【ばけばけ】髙石あかり“トキ”がトミー・バストウ“ヘブン”の女中になる決意に至るまでの圧巻の演技
史実を知っているからなんとか視聴していられたものの、11月7日放送のNHK朝ドラ「ばけばけ」第30話は胸が痛くて苦しかった。それはつまり、髙石あかり演じる主人公のトキに、それだけ共感していたからだろう。
実の母であるタエ(北川景子)が、物乞いをしているだけでも心が痛むのに、以前は施しを受けても頭を下げることができず、施しなどいらないと返していたタエが、とうとう頭を下げて施しを受けている姿は、トキがヘブン(トミー・バウトウ)の女中になろうと決意するに足りる“事件”だったのではないだろうか。
ヘブンの家の「住み込み女中」になるということは、遊女のなみ(さとうほなみ)が言っていたように、「ラシャメン(※外国人相手の妾となった女性の蔑称)」になる覚悟が必要だったことはよくわかる。

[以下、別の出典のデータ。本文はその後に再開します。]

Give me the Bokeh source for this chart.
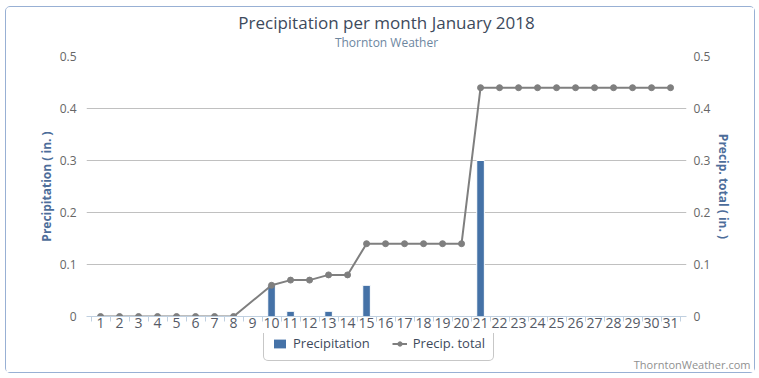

「住み込み女中」は「夜は同衾」することまでが仕事だから、1カ月に20円もの給金がもらえるのだと考えるのは当然のことだろう。
史実を知っているから「おトキちゃん安心して」と心の平穏を保っていられるが、人に使われる仕事をしながら、タエには「人を使う仕事を見つけたよ」と嘘を言って働くことさえできない三之丞(板垣李光人)から暮らしの実情を聞き、タエが施しを受けて頭を下げる姿を見たら、「ラシャメン」になることしか選択肢がないように、トキなら当然思うだろう。タエが施しを受けて頭を下げている間にその前を走り抜け、通り過ぎた後に見せた表情で「ラシャメンになる」と覚悟したことは、セリフがなくても視聴者にはひしひしと伝わってきたのではないだろうか。トキの感情変化を見事に演じた髙石には、拍手を贈りたい。
たとえ実情は「ラシャメン」でなくても、世間からはそう思われてしまう未来も史実として知っているが、とりあえず早くトキにはホッとしてほしい。